The researchers, from the University of Cambridge in the UK, used materials with a complex crystalline structure and found that lithium ions move through them at rates that far exceed those of typical electrode materials, which equates to a much faster-charging battery.
Although these materials, known as niobium tungsten oxides, do not result in higher energy densities when used under typical cycling rates, they come into their own for fast charging applications, according to the research published in the journal Nature.
Additionally, their physical structure and chemical behaviour give researchers a valuable insight into how a safe, super-fast charging battery could be constructed, and suggest that the solution to next-generation batteries may come from unconventional materials. “We are always looking for materials with high-rate battery performance, which would result in a much faster charge and could also deliver high power output,” said Kent Griffith, a postdoctoral researcher in Cambridge’s Department of Chemistry.
In their simplest form, batteries are made of three components: a positive electrode, a negative electrode and an electrolyte. When a battery is charging, lithium ions are extracted from the positive electrode and move through the crystal structure and electrolyte to the negative electrode, where they are stored. The faster this process occurs, the faster the battery can be charged, researchers said.
The niobium tungsten oxides used in the current work have a rigid, open structure that does not trap the inserted lithium, and have larger particle sizes than many other electrode materials.
Griffith suggests that the structural complexity and mixed-metal composition are the very reasons the materials exhibit unique transport properties. “Many battery materials are based on the same two or three crystal structures, but these niobium tungsten oxides are fundamentally different,” said Griffith.
The oxides are held open by ‘pillars’ of oxygen, which enables lithium ions to move through them in three dimensions. “The oxygen pillars, or shear planes, make these materials more rigid than other battery compounds, so that, plus their open structures means that more lithium ions can move through them, and far more quickly,” Griffith said.
Using a technique called pulsed field gradient (PFG) nuclear magnetic resonance (NMR) spectroscopy, which is not readily applied to battery electrode materials, the researchers measured the movement of lithium ions through the oxides, and found that they moved at rates several orders of magnitude higher than typical electrode materials.
Most negative electrodes in current lithium-ion batteries are made of graphite, which has a high energy density.
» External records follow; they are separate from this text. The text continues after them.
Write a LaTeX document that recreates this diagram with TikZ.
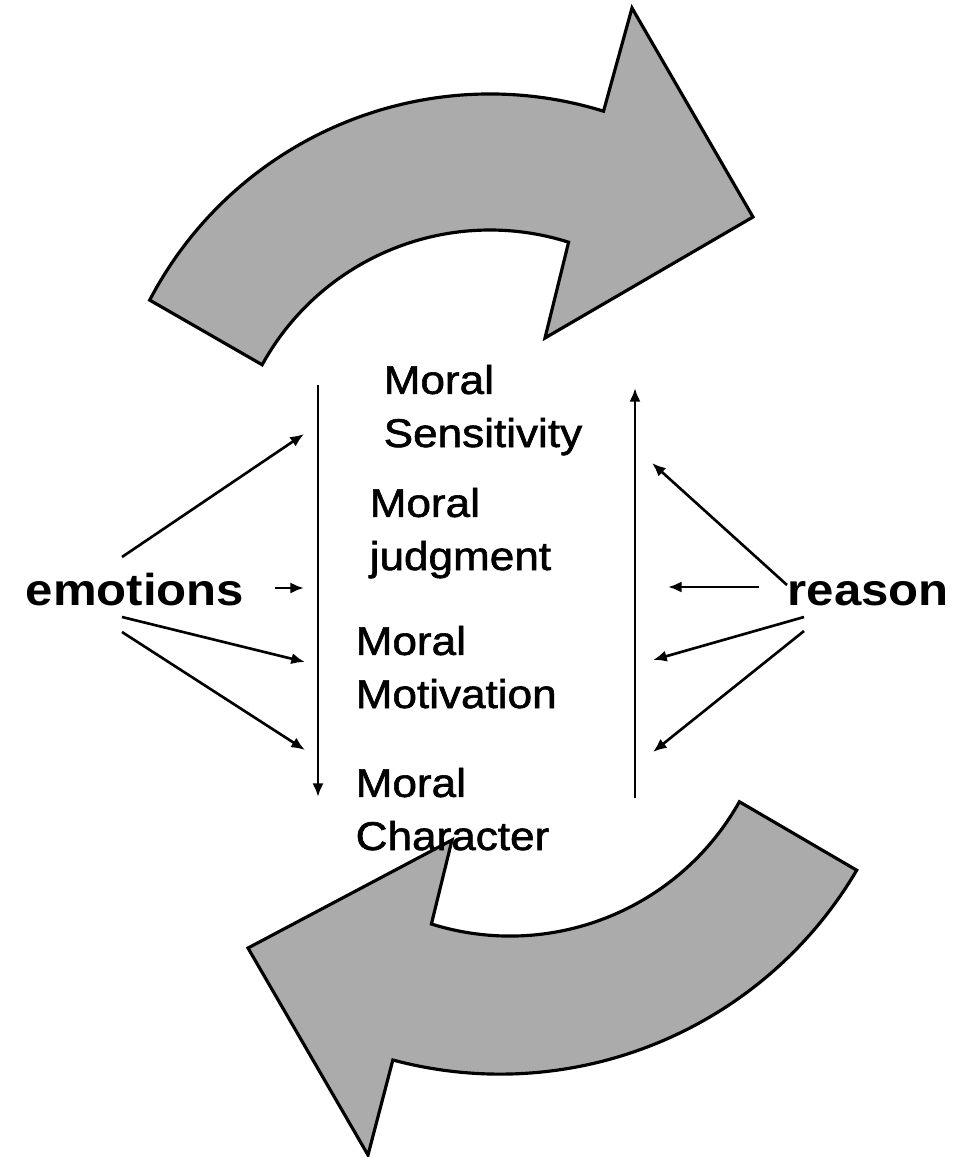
\documentclass[tikz,border=0pt]{standalone}
\usepackage{fontspec}
\setmainfont{Liberation Sans}[FakeStretch=1.1]
\newfontfamily\stagefont{Liberation Sans}[FakeStretch=1.1, FakeBold=1.5]
\usetikzlibrary{arrows.meta}

\begin{document}
\begin{tikzpicture}[x=0.01cm, y=0.01cm, >={Latex[length=3.9pt,width=3.2pt]},
  bigarrow/.style={draw=black, line width=0.9pt, fill=black!33, line join=miter},
  stage/.style={anchor=base west, inner sep=0pt, align=left,
    font=\stagefont\fontsize{11.4pt}{15.1pt}\selectfont},
  side/.style={anchor=base west, inner sep=0pt,
    font=\fontsize{12.7pt}{15pt}\selectfont\bfseries},
  link/.style={->, line width=0.75pt}]
  \useasboundingbox (0,0) rectangle (972,-1157);
  % Upper cycle arrow
  \draw[bigarrow] (149.7,-300.1) arc[start angle=152.4, end angle=72.8, radius=384]
    -- (632,-8) -- (753,-217) -- (545,-338) -- (568.6,-242.2)
    arc[start angle=72.4, end angle=151.2, radius=260] -- cycle;
  % Lower cycle arrow
  \draw[bigarrow] (856.7,-870.2) arc[start angle=-30.5, end angle=-105, radius=414]
    -- (368,-1155) -- (248,-948) -- (452,-840) -- (431.4,-924)
    arc[start angle=-107.4, end angle=-29.3, radius=263] -- cycle;
  % Four components (base = last line)
  \node[stage] (sens) at (383,-447) {Moral\\Sensitivity};
  \node[stage] (judg) at (369,-570) {Moral\\judgment};
  \node[stage] (motiv) at (355,-708) {Moral\\Motivation};
  \node[stage] (chara) at (355,-850) {Moral\\Character};
  % Side inputs
  \node[side] (emo) at (25,-605) {emotions};
  \node[side] (reas) at (787,-605) {reason};
  % Down and up lines
  \coordinate (dtop) at (318,-385);
  \coordinate (dbot) at (318,-797);
  \coordinate (utop) at (635,-388);
  \coordinate (ubot) at (635,-798);
  \draw[link] (dtop) -- (dbot);
  \draw[link] (ubot) -- (utop);
  % Emotions arrows
  \coordinate (es1) at (122,-557);
  \coordinate (es2) at (275,-588);
  \coordinate (es3) at (122,-617);
  \coordinate (es4) at (122,-632);
  \coordinate (ee1) at (304,-434);
  \coordinate (ee2) at (304,-588);
  \coordinate (ee3) at (305,-662);
  \coordinate (ee4) at (305,-750);
  % Reason arrows
  \coordinate (rs1) at (787,-585);
  \coordinate (rs2) at (759,-587);
  \coordinate (rs3) at (804,-617);
  \coordinate (rs4) at (804,-631);
  \coordinate (re1) at (652,-463);
  \coordinate (re2) at (668,-587);
  \coordinate (re3) at (653,-660);
  \coordinate (re4) at (653,-752);
  \foreach \i in {1,...,4} {
    \draw[link] (es\i) -- (ee\i);
    \draw[link] (rs\i) -- (re\i);
  }
\end{tikzpicture}
\end{document}
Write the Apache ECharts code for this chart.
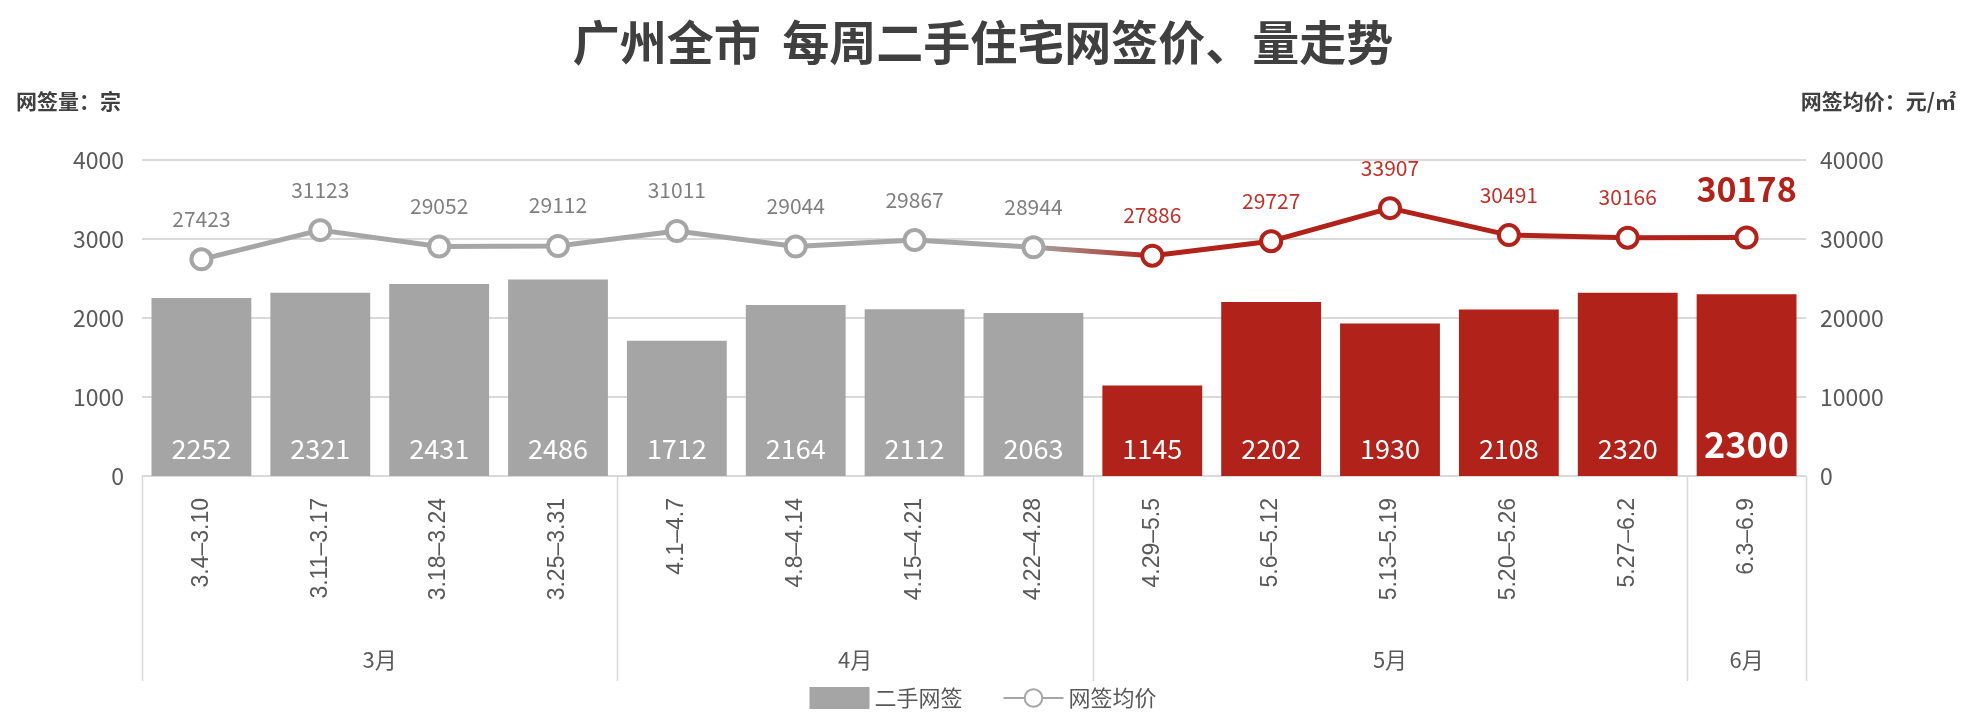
<!DOCTYPE html><html><head><meta charset="utf-8">
<script src="https://cdn.jsdelivr.net/npm/echarts@6/dist/echarts.min.js"></script>
<style>html,body{margin:0;padding:0;background:#fff}#c{width:1966px;height:722px}</style></head><body><div id="c"></div>
<script>
const weeks=['3.4–3.10','3.11–3.17','3.18–3.24','3.25–3.31','4.1–4.7','4.8–4.14','4.15–4.21','4.22–4.28','4.29–5.5','5.6–5.12','5.13–5.19','5.20–5.26','5.27–6.2','6.3–6.9'];
const volume=[2252,2321,2431,2486,1712,2164,2112,2063,1145,2202,1930,2108,2320,2300];
const price=[27423,31123,29052,29112,31011,29044,29867,28944,27886,29727,33907,30491,30166,30178];
const months=[{name:'3月',from:0,to:4},{name:'4月',from:4,to:8},{name:'5月',from:8,to:13},{name:'6月',from:13,to:14}];
const GRAY='#a5a5a5',RED='#b0221a',LGRAY='#a6a6a6',LRED='#c0302a';
const redFrom=8;
const font='"Noto Sans CJK SC","Liberation Sans",sans-serif';
const chart=echarts.init(document.getElementById('c'));
const last=weeks.length-1;
chart.setOption({
 animation:false,
 textStyle:{fontFamily:font},
 title:{text:'广州全市  每周二手住宅网签价、量走势',left:'center',top:14,textStyle:{fontSize:47,fontWeight:'bold',color:'#404040',fontFamily:font}},
 grid:{left:142,right:160,top:160,bottom:246},
 legend:{bottom:8,left:'center',itemWidth:60,itemHeight:22,itemGap:40,textStyle:{fontSize:22,color:'#595959'},
   data:[{name:'二手网签',icon:'rect'},{name:'网签均价',lineStyle:{color:LGRAY},itemStyle:{color:'#fff',borderColor:LGRAY}}]},
 xAxis:{type:'category',data:weeks,axisTick:{show:false},axisLine:{lineStyle:{color:'#d9d9d9'}},
   axisLabel:{rotate:90,fontSize:23,color:'#595959',margin:22,fontFamily:'"Liberation Sans",sans-serif'}},
 yAxis:[
  {type:'value',min:0,max:4000,interval:1000,name:'网签量：宗',nameLocation:'end',nameGap:48,
   nameTextStyle:{fontSize:21,color:'#404040',align:'left',padding:[0,0,0,-126],fontWeight:'bold'},
   axisLabel:{fontSize:23,color:'#595959',margin:18,formatter:v=>String(v)},splitLine:{lineStyle:{color:'#d9d9d9',width:2}},axisLine:{show:false},axisTick:{show:false}},
  {type:'value',min:0,max:40000,interval:10000,name:'网签均价：元/㎡',nameLocation:'end',nameGap:48,
   nameTextStyle:{fontSize:21,color:'#404040',align:'right',padding:[0,-150,0,0],fontWeight:'bold'},
   axisLabel:{fontSize:23,color:'#595959',margin:14,formatter:v=>String(v)},splitLine:{show:false},axisLine:{show:false},axisTick:{show:false}}
 ],
 series:[
  {name:'二手网签',type:'bar',barCategoryGap:'16%',itemStyle:{color:GRAY},
   data:volume.map((v,i)=>({value:v,itemStyle:{color:i>=redFrom?RED:GRAY},
     label:i===last?{fontSize:36,fontWeight:'bold'}:{}})),
   label:{show:true,position:'insideBottom',distance:14,color:'#fff',fontSize:27}},
  {name:'网签均价',type:'line',yAxisIndex:1,symbol:'circle',symbolSize:20,
   itemStyle:{color:'#fff',borderColor:LGRAY,borderWidth:4},
   lineStyle:{width:5,color:new echarts.graphic.LinearGradient(0,0,1,0,[
     {offset:0,color:LGRAY},{offset:7/13,color:LGRAY},{offset:8/13,color:RED},{offset:1,color:RED}])},
   data:price.map((v,i)=>({value:v,itemStyle:{borderColor:i>=redFrom?RED:LGRAY},
     label:i===last?{fontSize:34,fontWeight:'bold',color:RED,distance:20}:{color:i>=redFrom?LRED:'#7f7f7f'}})),
   label:{show:true,position:'top',distance:18,fontSize:21}}
 ]
});
const y0=chart.convertToPixel({yAxisIndex:0},0);
const half=(chart.convertToPixel({xAxisIndex:0},1)-chart.convertToPixel({xAxisIndex:0},0))/2;
const edge=i=>chart.convertToPixel({xAxisIndex:0},Math.min(i,last))+(i>last?half:-half);
const g=[];
const bounds=[0,4,8,13,14];
bounds.forEach(b=>{const x=Math.round(edge(b))+0.5;g.push({type:'line',shape:{x1:x,y1:y0,x2:x,y2:y0+205},style:{stroke:'#d9d9d9',lineWidth:1.5}});});
months.forEach(m=>{const x=(edge(m.from)+edge(m.to))/2;g.push({type:'text',x:x,y:y0+184,style:{text:m.name,fill:'#595959',font:'22px '+font,align:'center',verticalAlign:'middle'}});});
chart.setOption({graphic:g});
</script></body></html>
However, when charged at high rates, it tends to form spindly lithium metal fibres known as dendrites, which can create a short-circuit and cause the batteries to catch fire and possibly explode. “In high-rate applications, safety is a bigger concern than under any other operating circumstances,” said Professor Clare Grey, also from the Department of Chemistry at Cambridge. “These materials, and potentially others like them, would definitely be worth looking at for fast-charging applications where you need a safer alternative to graphite,” Grey said.